La recette tyrannique de l’ancien régime caractérisée par des intimidations, des enlèvements et des menaces physiques refait surface alors que l’on rêvait d’un état de droit en RDC.
Plusieurs cas d’abus de pouvoir et de violations de droits de l’homme sont régulièrement enregistrés même en plein jour pendant que certains entonnent frénétiquement le refrain « d’État de droit ».
Les derniers cas en date sont , notamment ceux d’un certain Ibrahim Kabila qui se réclame fils du défunt président Laurent Désiré Kabila et celui de Henri Magie – le vice-président de la ligue des jeunes du PPRD- enlevé en plein air ce samedi sur le boulevard du 30 juin, à Kinshasa.

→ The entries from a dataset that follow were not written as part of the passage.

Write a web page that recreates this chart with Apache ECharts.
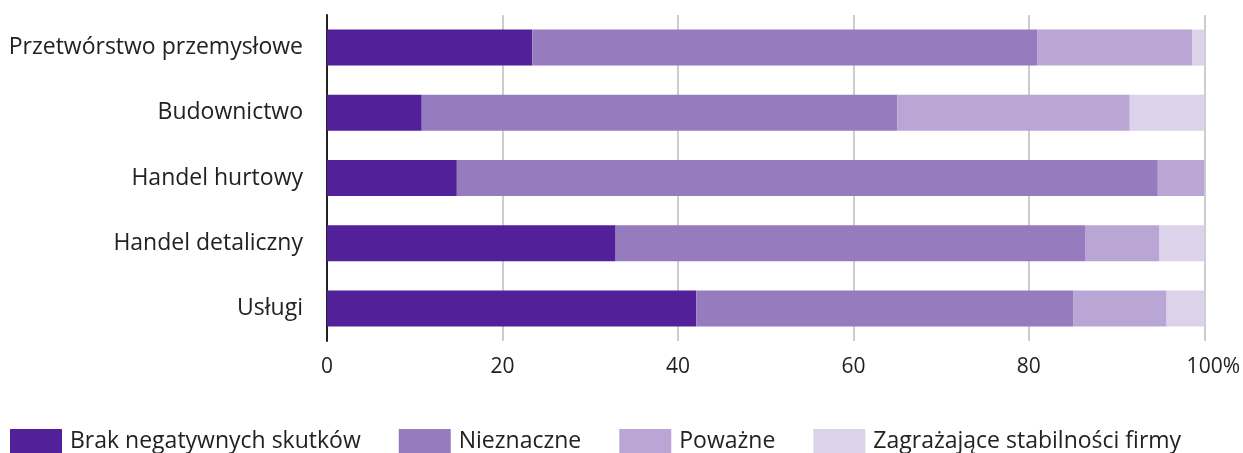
<!DOCTYPE html>
<html>
<head>
<meta charset="utf-8">
<script src="https://cdn.jsdelivr.net/npm/echarts@6/dist/echarts.min.js"></script>
<style>
  html, body { margin: 0; padding: 0; background: #fff; }
  #chart { width: 1243px; height: 453px; }
</style>
</head>
<body>
<div id="chart"></div>
<script>
// kategorie (od góry do dołu)
const categories = ['Przetwórstwo przemysłowe', 'Budownictwo', 'Handel hurtowy', 'Handel detaliczny', 'Usługi'];
const seriesNames = ['Brak negatywnych skutków', 'Nieznaczne', 'Poważne', 'Zagrażające stabilności firmy'];
// udziały w %
const brak = [23.4, 10.8, 14.8, 32.9, 42.1];
const nieznaczne = [57.6, 54.2, 79.9, 53.5, 43.0];
const powazne = [17.6, 26.5, 5.3, 8.5, 10.6];
const zagrazajace = [1.4, 8.5, 0, 5.1, 4.3];
const xTicks = [0, 20, 40, 60, 80, 100];

const colors = ['#52219a', '#967bbf', '#b9a6d4', '#dcd2ea'];
const font = '"Open Sans", "Noto Sans", sans-serif';

const chart = echarts.init(document.getElementById('chart'));
const values = [brak, nieznaczne, powazne, zagrazajace];

const option = {
  animation: false,
  textStyle: { fontFamily: font },
  grid: { left: 327, right: 38, top: 15, bottom: 112 },
  legend: {
    left: 10,
    top: 429,
    padding: 0,
    itemWidth: 52,
    itemHeight: 24,
    itemGap: 38,
    icon: 'rect',
    textStyle: { fontSize: 23, color: '#222', fontFamily: font, padding: [0, 0, 0, 3] },
    data: seriesNames
  },
  xAxis: {
    type: 'value',
    min: xTicks[0],
    max: xTicks[xTicks.length - 1],
    interval: 20,
    axisLine: { show: false },
    axisTick: { show: false },
    splitLine: { lineStyle: { color: '#bdbdbd', width: 1.5 } },
    axisLabel: {
      fontSize: 21,
      color: '#222',
      margin: 16,
      formatter: v => v === 100 ? '{m|100%}' : String(v),
      rich: { m: { fontSize: 21, color: '#222', padding: [0, 0, 0, 18] } }
    }
  },
  yAxis: {
    type: 'category',
    data: categories,
    inverse: true,
    axisLine: { show: true, lineStyle: { color: '#222', width: 2 } },
    axisTick: { show: false },
    axisLabel: { fontSize: 23, color: '#222', margin: 24 }
  },
  series: seriesNames.map((name, i) => ({
    name: name,
    type: 'bar',
    stack: 'total',
    barWidth: 36,
    itemStyle: { color: colors[i] },
    data: values[i]
  }))
};

chart.setOption(option);
</script>
</body>
</html>
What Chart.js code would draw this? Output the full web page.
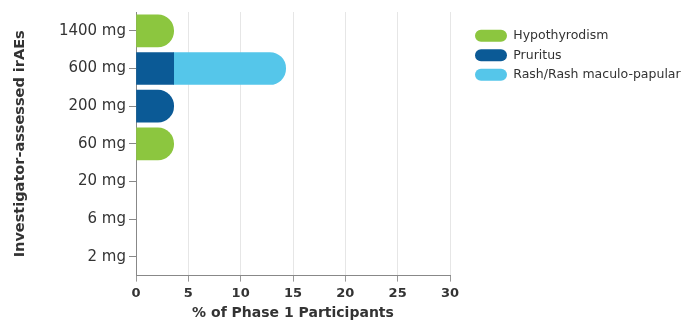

Alors que l’état de droit suppose une société respectueuse des lois et des procédures, les enlèvements et arrestations musclées deviennent la norme. On pensait que la pratique décriée pendant les 18 ans de Joseph Kabila était dévolue, mais on réalise qu’il n’en est rien.
Les deux cas de violation des droits humains cités en exemple ci-dessus interviennent au lendemain de l’arrestation de l’évêque Pascal Mukuna – un pasteur proche du président de la République – actuellement incarcéré à la prison centrale de Makala pour un présumé viol et harcèlement sexuel à l’endroit d’une brebis de son église.
En effet, ce vendredi 15 mai 2020, l’opinion kinoise aura assisté à une scène surréaliste de l’interpellation de Ibrahim Kabila. Ce dernier aurait été enlevé sur l’avenue Kabambare – juste après le tournage d’une émission télévisée – sur Congo Web Télévision. Un invité de marque dont le présentateur affirme avoir été surpris d’apprendre son passage – dans son émission – sur les réseaux sociaux, avant qu’il ne soit formellement contacté par une personne intermédiaire.
Ce qui paraît curieux, c’est de constater – sur le lieu de « l’enlèvement », – une mobilisation spontanée des Wewa ( des chauffeurs des motos identifiés de l’espace grand Kasaï, ndlr). Et très vite, le nommé Ibrahim a été localisé à l’inspection provinciale de la police. Cette dernière a permis même au présentateur de poser avec la victime d’enlèvement. Une première !
Transférer ensuite au parquet, il a été par la suite libéré, tard dans la soirée. De là, beaucoup ont salué l’implication personnelle du chef de l’État.
Mais comment le président pourrait-il s’impliquer pour obtenir la libération d’une personne dont on reprocherait de nombreux antécédents judiciaires et surtout d’avoir tenu de propos maladroits à l’endroit du président honoraire Joseph Kabila ? Et dans ce vaste pays, quel sort est réservé à tous les justiciables dépourvus de réseaux pour atteindre le chef de l’État ?
Comment les wewa se sont – ils si vite retrouvés en masse sur le lieu de « l’enlèvement »?
Qui était le plaignant et quels sont les griefs retenus contre Ibrahim ?
Faudrait -il vraiment parler d’un « enlèvement » où d’une stratégie montée par les services de sécurité dans le but d’amadouer l’opinion sur la capacité du pouvoir à garantir l’état de droit à tous ?
Autant de questions qui taraudent les esprits.
Une chose est vraie, Ibrahim Kabila semble plus proche du pouvoir. L’un de ses frères revenu dernièrement de l’exil travaillerait d’ailleurs à la présidence de la République. Et celui qui a été le premier à communiquer la nouvelle de la relaxation de Ibrahim au présentateur de l’émission Bosolo na politik officiel – qui intervenait en direct dans une émission de notre confrère Marius – qui est basé aux états unis d’Amérique. Quelle coïncidence!
Il faut dire que l’arrestation de l’évêque Mukuna – le président de l’éveil patriotique – une structure montée pour combattre les antivaleurs et dont la cible principale n’est autre que Joseph Kabila – le prédécesseur de Félix Antoine Tshisekedi – a sensiblement remis en cause le pouvoir du chef de l’État . Beaucoup parmi ses partisans ont dû perdre la confiance , estimant que son prédécesseur avait encore le contrôle et les reines du pouvoir.
Qu’à cela ne tienne, les enlèvements – quelques soient leurs objectifs – sont des pratiques en rupture avec les acquis d’un état de droit.
Les services de sécurité et les stratèges du pouvoir de Félix Antoine Tshisekedi doivent rectifier les tirs pour qu’un réel état de droit soit de mise au lieu des actes populistes isolés, spectaculaires et éphémères qui ternissent par contre l’image du pays.